The New Yorker has a list of requirements for a good summer read –
I like a summer read to be only as complex as a white cashmere sweater with a whiskey stain on it ...
My white whiskey-stained read so far has been Cesar Aira's new book "The Conversations" concerning an argument between two friends who meet regularly at a cafe. Their conversations usually have a high philosophical tone but one day they decide to settle another sort of question.
Why, in the movie both of them have just seen, does a rustic Ukrainian shepherd, played by a famous movie star (Brad Pitt?), appear wearing an expensive Rolex watch? Was this a continuity error – a long interlude on how Hollywood films are made follows – or was it a part of an intricate subtext? The narration slips, like a fugue, between this discussion, the discussion of the discussion, the movie itself with all sorts of crazy characters running around the mountaintops, and the narrator recounting all of this to himself at night.

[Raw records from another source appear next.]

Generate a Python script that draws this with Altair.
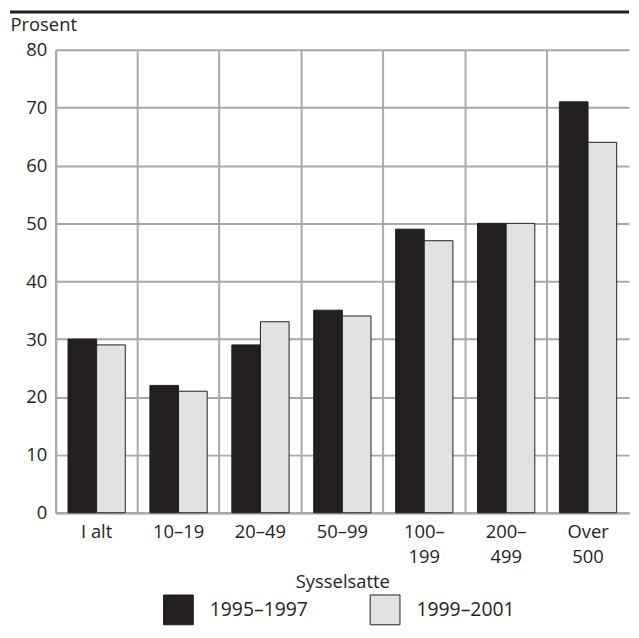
import altair as alt
import pandas as pd

categories = ["I alt", "10–19", "20–49", "50–99", "100–199", "200–499", "Over 500"]
series = ["1995–1997", "1999–2001"]
values_1995 = [30, 22, 29, 35, 49, 50, 71]
values_1999 = [29, 21, 33, 34, 47, 50, 64]
y_ticks = [0, 10, 20, 30, 40, 50, 60, 70, 80]

rows = []
for c, a, b in zip(categories, values_1995, values_1999):
    rows.append({"cat": c, "series": series[0], "value": a})
    rows.append({"cat": c, "series": series[1], "value": b})
df = pd.DataFrame(rows)

W, H = 577, 466
FONT = "Open Sans"
FS = 18.5
INK = "#231f20"
GRID = "#a7a9ac"
LIGHT = "#e1e2e4"

label_expr = (
    "datum.label == 'Over 500' ? ['Over', '500'] : "
    "(length(datum.label) > 6 ? [slice(datum.label, 0, 4), slice(datum.label, 4)] : datum.label)"
)

bars = alt.Chart(df).mark_bar(stroke=INK, strokeWidth=1).encode(
    x=alt.X(
        "cat:N",
        sort=categories,
        scale=alt.Scale(paddingInner=0, paddingOuter=0),
        axis=alt.Axis(
            title="Sysselsatte",
            labelAngle=0,
            grid=True,
            bandPosition=0,
            ticks=False,
            gridColor=GRID,
            gridWidth=2,
            domainColor=GRID,
            domainWidth=2.5,
            labelExpr=label_expr,
            labelPadding=10,
            labelLineHeight=25,
            labelFontSize=FS,
            labelFont=FONT,
            labelColor=INK,
            labelBaseline="top",
            titleFontSize=FS,
            titleFont=FONT,
            titleFontWeight="normal",
            titleColor=INK,
            titleBaseline="alphabetic",
            titleY=75,
        ),
    ),
    xOffset=alt.XOffset(
        "series:N", sort=series, scale=alt.Scale(paddingInner=0, paddingOuter=0.43)
    ),
    y=alt.Y(
        "value:Q",
        scale=alt.Scale(domain=[0, 80], nice=False),
        axis=alt.Axis(
            values=y_ticks,
            title="Prosent",
            titleAngle=0,
            titleX=-46,
            titleY=-19,
            titleAlign="left",
            titleBaseline="alphabetic",
            titleFontSize=FS,
            titleFont=FONT,
            titleFontWeight="normal",
            titleColor=INK,
            ticks=False,
            grid=True,
            gridColor=GRID,
            gridWidth=2,
            domainColor=GRID,
            domainWidth=2,
            labelFontSize=FS,
            labelFont=FONT,
            labelColor=INK,
            labelPadding=9,
        ),
    ),
    fill=alt.Fill(
        "series:N",
        sort=series,
        scale=alt.Scale(domain=series, range=[INK, LIGHT]),
        legend=alt.Legend(
            orient="none",
            legendX=108,
            legendY=548,
            direction="horizontal",
            title=None,
            symbolType="square",
            symbolSize=900,
            symbolStrokeColor=INK,
            symbolStrokeWidth=1,
            symbolOpacity=1,
            labelFontSize=19.5,
            labelFont=FONT,
            labelColor=INK,
            labelOffset=16,
            columnPadding=60,
            padding=0,
        ),
    ),
)

top_rule = alt.Chart(pd.DataFrame({"a": [0]})).mark_rule(color=INK, strokeWidth=3).encode(
    x=alt.value(-46), x2=alt.value(W), y=alt.value(-38)
)

chart = (
    alt.layer(bars, top_rule)
    .properties(
        width=W,
        height=H,
        padding={"left": 0, "right": 0, "top": 0, "bottom": 0},
        autosize=alt.AutoSizeParams(type="pad"),
    )
    .configure_view(stroke=None)
)

chart.save("out.html", embed_options={"renderer": "svg", "actions": False})
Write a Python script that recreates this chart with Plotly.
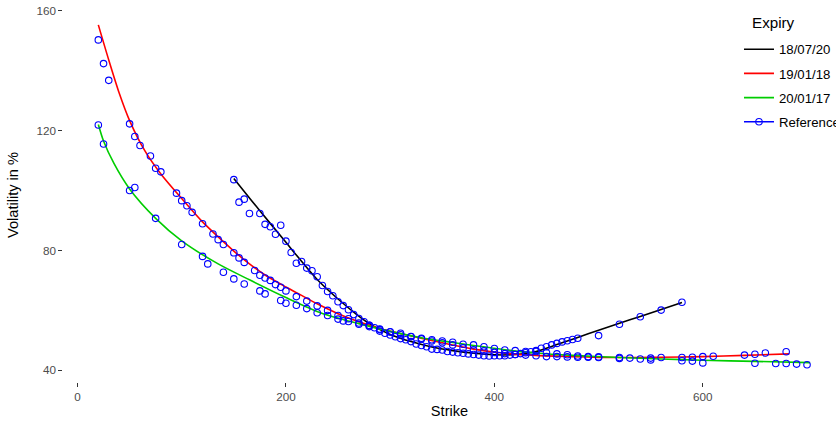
import plotly.graph_objects as go

# ---------------- data ----------------
expiries = ["18/07/20", "19/01/18", "20/01/17"]
line_colors = ["#000000", "#FF0000", "#00CD00"]

# Reference (market) implied vols, per expiry
strikes_2020 = [150, 155, 160, 165, 175, 180, 185, 190, 195, 200, 205, 210, 215, 220, 225,
                230, 235, 240, 245, 250, 255, 260, 265, 270, 275, 280, 285, 290, 295, 300,
                305, 310, 315, 320, 325, 330, 335, 340, 345, 350, 355, 360, 365, 370, 375,
                380, 385, 390, 395, 400, 405, 410, 415, 420, 425, 430, 435, 440, 445, 450,
                455, 460, 465, 470, 475, 480, 500, 520, 540, 560, 580]
vols_2020 = [103.6, 96.1, 97.1, 92.3, 92.3, 88.7, 87.9, 85.4, 88.4, 83.1, 79.3, 75.7, 76.3, 74.1, 73.2,
             71.2, 68.3, 66.3, 64.9, 62.9, 61.6, 60.2, 58.6, 57.3, 56.2, 55.0, 54.2, 53.1, 52.4, 51.8,
             51.2, 50.6, 50.2, 49.6, 48.8, 48.3, 47.9, 47.1, 47.0, 46.8, 46.3, 46.1, 45.9, 45.7, 45.5,
             45.3, 45.1, 44.9, 44.8, 44.9, 44.9, 44.9, 45.1, 45.3, 45.6, 45.9, 46.2, 46.6, 47.4, 47.9,
             48.5, 49.0, 49.5, 49.9, 50.3, 50.7, 51.6, 55.4, 57.9, 60.1, 62.7]

strikes_2018 = [20, 25, 30, 50, 55, 60, 70, 75, 80, 95, 100, 105, 110, 120, 130, 135, 140, 150,
                155, 160, 170, 175, 180, 185, 190, 195, 200, 210, 220, 230, 240, 250, 260, 270,
                280, 290, 300, 310, 320, 330, 340, 350, 360, 370, 380, 390, 400, 410, 420, 430,
                440, 450, 460, 470, 480, 490, 500, 520, 530, 550, 560, 580, 590, 600, 610, 640,
                650, 660, 680]
vols_2018 = [150.2, 142.3, 136.7, 122.2, 118.0, 115.0, 111.5, 107.4, 106.2, 99.1, 96.6, 94.9, 92.7,
             88.9, 85.5, 83.6, 82.0, 79.2, 77.5, 76.0, 73.3, 71.7, 70.8, 70.0, 68.6, 67.7, 66.5,
             64.6, 63.1, 61.5, 60.0, 58.3, 57.2, 55.8, 55.0, 53.8, 52.8, 51.9, 51.2, 50.5, 49.8,
             49.2, 48.5, 47.5, 46.9, 46.5, 46.0, 45.6, 45.3, 45.1, 44.9, 44.6, 44.6, 44.5, 44.4,
             44.4, 44.3, 44.3, 44.1, 44.1, 44.3, 44.3, 44.4, 44.6, 44.7, 45.1, 45.4, 45.8, 46.2]

strikes_2017 = [20, 25, 50, 55, 75, 100, 120, 125, 140, 150, 160, 175, 180, 195, 200, 210, 220,
                230, 240, 250, 255, 260, 270, 280, 290, 300, 310, 320, 330, 340, 350, 360, 370,
                380, 390, 400, 410, 420, 430, 440, 450, 460, 470, 480, 490, 500, 520, 540, 550,
                580, 590, 600, 650, 670, 680, 690, 700]
vols_2017 = [121.8, 115.5, 100.0, 101.0, 90.7, 82.0, 78.0, 75.5, 72.7, 70.5, 68.8, 66.5, 65.5, 63.3,
             62.4, 61.7, 60.6, 59.2, 58.3, 57.1, 56.5, 56.3, 55.4, 54.6, 53.6, 52.9, 52.4, 51.3,
             50.7, 50.2, 49.8, 49.4, 48.7, 48.5, 47.9, 47.3, 46.8, 46.6, 46.3, 46.3, 45.9, 45.5,
             45.2, 44.8, 44.6, 44.5, 44.0, 43.8, 43.5, 43.2, 43.1, 42.5, 42.4, 42.3, 42.3, 42.1, 41.9]

# Fitted smile curves, per expiry
fit_strikes_2020 = [150, 175, 200, 213, 230, 250, 268, 280, 300, 320, 340, 360, 380, 400, 420,
                    440, 460, 480, 500, 520, 540, 560, 580]
fit_vols_2020 = [104.0, 93.2, 82.7, 77.2, 70.3, 63.8, 58.6, 55.6, 52.0, 49.6, 47.8, 46.6, 45.7,
                 45.2, 45.3, 46.3, 48.6, 51.0, 53.4, 55.7, 58.0, 60.3, 62.6]

fit_strikes_2018 = [20, 30, 40, 50, 65, 80, 100, 120, 135, 150, 165, 180, 200, 215, 230, 250, 270,
                    290, 320, 350, 380, 410, 440, 475, 520, 560, 600, 640, 683]
fit_vols_2018 = [155.2, 143.5, 132.5, 123.3, 113.0, 105.5, 97.3, 89.5, 84.5, 79.8, 75.5, 71.8,
                 67.8, 65.0, 62.2, 58.9, 56.2, 54.0, 51.5, 49.2, 47.1, 45.7, 45.0, 44.6, 44.3,
                 44.4, 44.6, 45.0, 45.5]

fit_strikes_2017 = [20, 25, 35, 50, 75, 100, 135, 165, 200, 235, 270, 300, 330, 360, 380, 410,
                    440, 475, 520, 560, 600, 650, 703]
fit_vols_2017 = [122.0, 116.5, 109.0, 100.5, 90.7, 83.2, 75.5, 70.2, 64.3, 59.0, 55.6, 53.0,
                 50.9, 49.3, 48.3, 46.9, 45.8, 45.0, 44.3, 43.8, 43.4, 43.0, 42.6]

x_ticks = [0, 200, 400, 600]
y_ticks = [40, 80, 120, 160]

# ---------------- figure ----------------
fits = [(fit_strikes_2020, fit_vols_2020),
        (fit_strikes_2018, fit_vols_2018),
        (fit_strikes_2017, fit_vols_2017)]

fig = go.Figure()
for i, (name, col, (fx, fy)) in enumerate(zip(expiries, line_colors, fits)):
    fig.add_trace(go.Scatter(
        x=fx, y=fy, mode="lines", name=name,
        line=dict(color=col, width=1.6, shape="spline", smoothing=0.8),
        legendgroup="g%d" % i,
        hoverinfo="skip",
    ))

ref_x = strikes_2020 + strikes_2018 + strikes_2017
ref_y = vols_2020 + vols_2018 + vols_2017
fig.add_trace(go.Scatter(
    x=ref_x, y=ref_y, mode="markers", name="Reference", showlegend=False,
    marker=dict(symbol="circle-open", size=6.5, color="#0000FF", line=dict(width=1.1, color="#0000FF")),
))
# legend entry for Reference (line + point, as in the reference legend)
fig.add_trace(go.Scatter(
    x=[None], y=[None], mode="lines+markers", name="Reference",
    line=dict(color="#0000FF", width=1.6),
    marker=dict(symbol="circle-open", size=6.5, color="#0000FF", line=dict(width=1.1, color="#0000FF")),
    legendgroup="g3",
))

font_family = "Liberation Sans, Arial, sans-serif"
fig.update_layout(
    width=836, height=425,
    margin=dict(l=63, r=0, t=8, b=43, autoexpand=False),
    paper_bgcolor="white", plot_bgcolor="white",
    font=dict(family=font_family, color="#000000"),
    showlegend=True,
    legend=dict(
        x=0.8745, xanchor="left", y=0.930, yanchor="top",
        font=dict(size=13.2, color="#000000"),
        traceorder="grouped", tracegroupgap=4,
        bgcolor="rgba(255,255,255,0)",
    ),
    annotations=[dict(
        text="Expiry", xref="paper", yref="paper",
        x=0.889, xanchor="left", y=1 - 14 / 374, yanchor="middle",
        showarrow=False, font=dict(size=15.2, color="#000000"),
    )],
    xaxis=dict(
        range=[-13.9, 727.8], tickvals=x_ticks, ticktext=[str(v) for v in x_ticks],
        showgrid=False, zeroline=False, showline=False, automargin=False,
        ticks="outside", ticklen=3.65, tickwidth=0.66, tickcolor="#333333",
        tickfont=dict(size=11.7, color="#4D4D4D"),
        title=dict(text="Strike", font=dict(size=14.6, color="#000000"), standoff=4),
    ),
    yaxis=dict(
        range=[36.13, 160.83], tickvals=y_ticks, ticktext=[str(v) for v in y_ticks],
        showgrid=False, zeroline=False, showline=False, automargin=False,
        ticks="outside", ticklen=3.65, tickwidth=0.66, tickcolor="#333333",
        tickfont=dict(size=11.7, color="#4D4D4D"),
        ticklabeloverflow="allow",
        title=dict(text="Volatility in %", font=dict(size=14.6, color="#000000"), standoff=14),
    ),
)

# remove the default 8px page margin so the figure sits at the window's top-left corner
fig.write_html("out.html", config={"displayModeBar": False},
               post_script="document.body.style.margin='0';")
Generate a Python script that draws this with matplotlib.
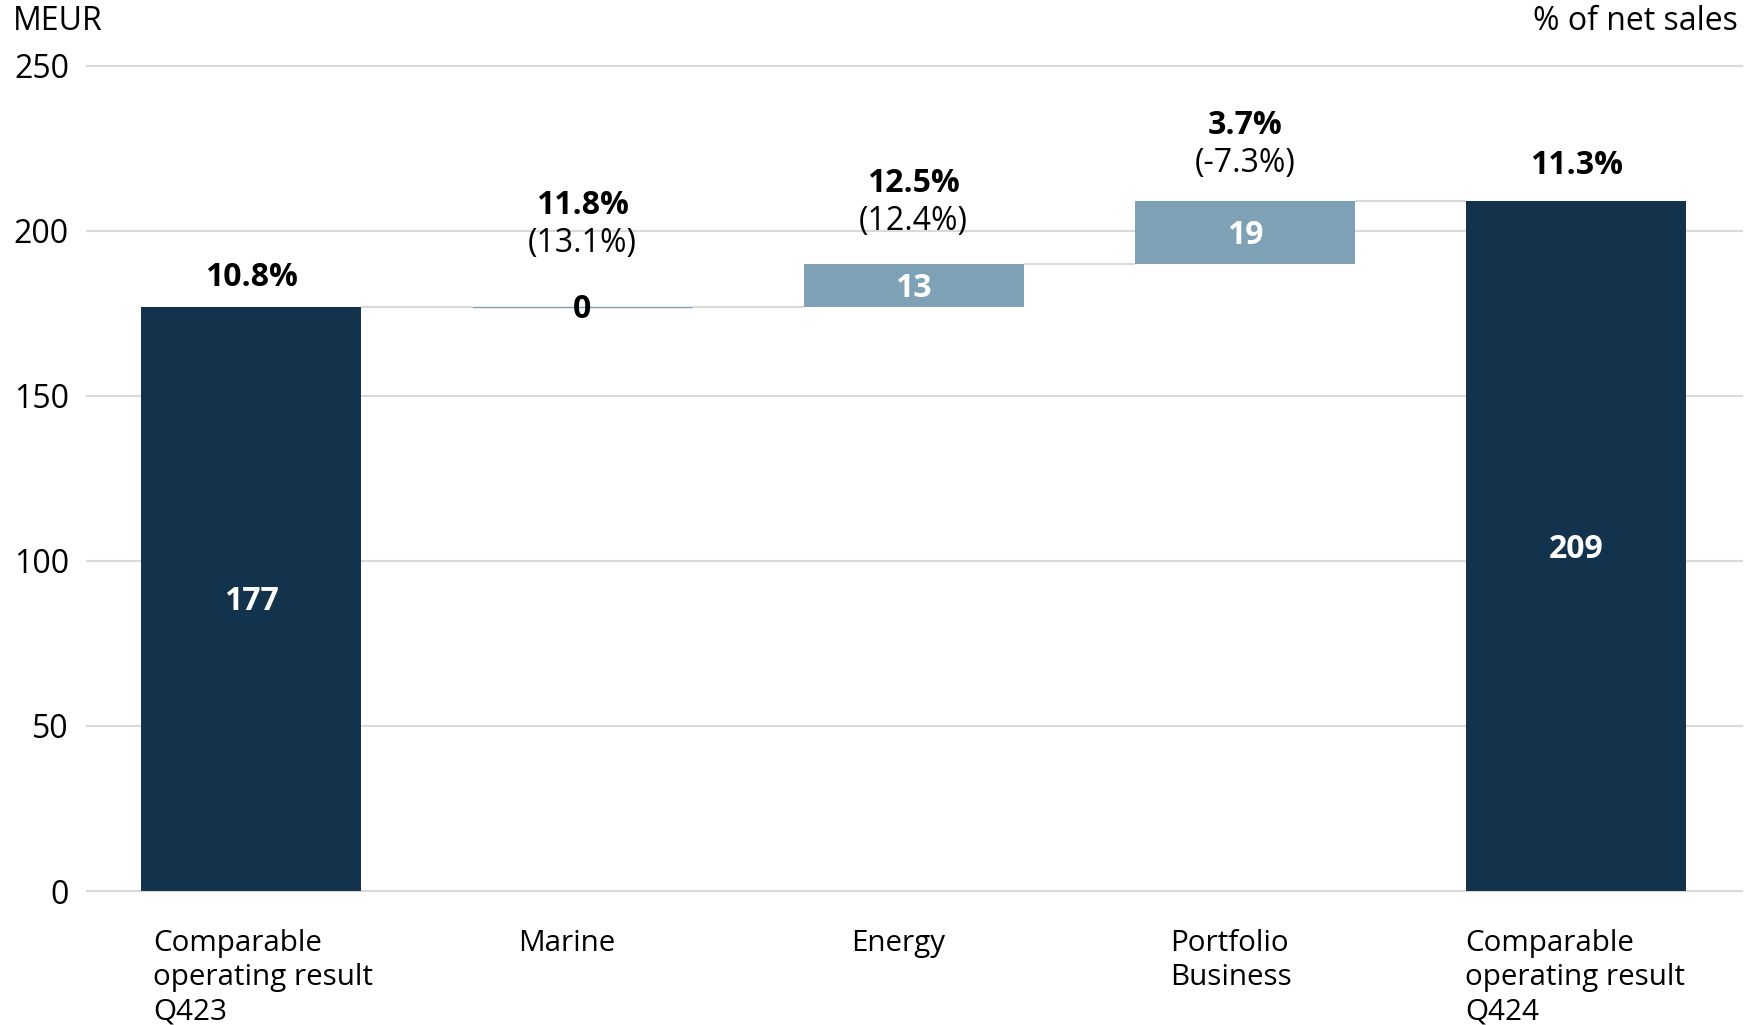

And since there's a big Matisse paper cut-outs show making the rounds and Matisse is always something of a summer pleasure, I have been reading different critiques about his work, about how it all works and when it doesn't.
Unlike the Cubists who wanted to objectify the space between objects, make space as physical as objects, Matisse wanted to make the spaces between things as ambiguous as possible... Which made me think of the spaces in Ratmansky's Trilogy, how he loosens his reins on space, how he tightens them up; his "arabesquing" patterns and Matisse's. (One critic, Marcelin Pleynet, breaks Matisse's name open, Ma – Tisse, to become My Weaving-together.)
Another interesting difference is that with the Cubists, Picasso especially, is that it was all about touch – the touch of the hand and the guitar to be touched – whereas with Matisse it's about the eye, how the eye runs over things: and the goldfish bowls in the paintings are surrogates for the incessant activity of the eye. (Are there ballets with a scruntizing goldfish-bowl subgroup in them?)
In TJ Clark's delightful review of the cut-out show there is this quote from Matisse –
Matisse, who admired Monet greatly, thought constantly about the contrast between a painting devoted to pleasure and the agony involved in its production:
A man who makes pictures like the one we were looking at [he is writing to his son about Rouault’s The Manager and a Circus Girl, but no doubt also about himself] is an unhappy creature, tormented day and night. He relieves himself of his passion in his pictures, but also in spite of himself on the people round him. That is what normal people never understand. They want to enjoy the artist’s products – as one might enjoy the milk of a cow – but they can’t put up with the inconvenience, the mud and the flies.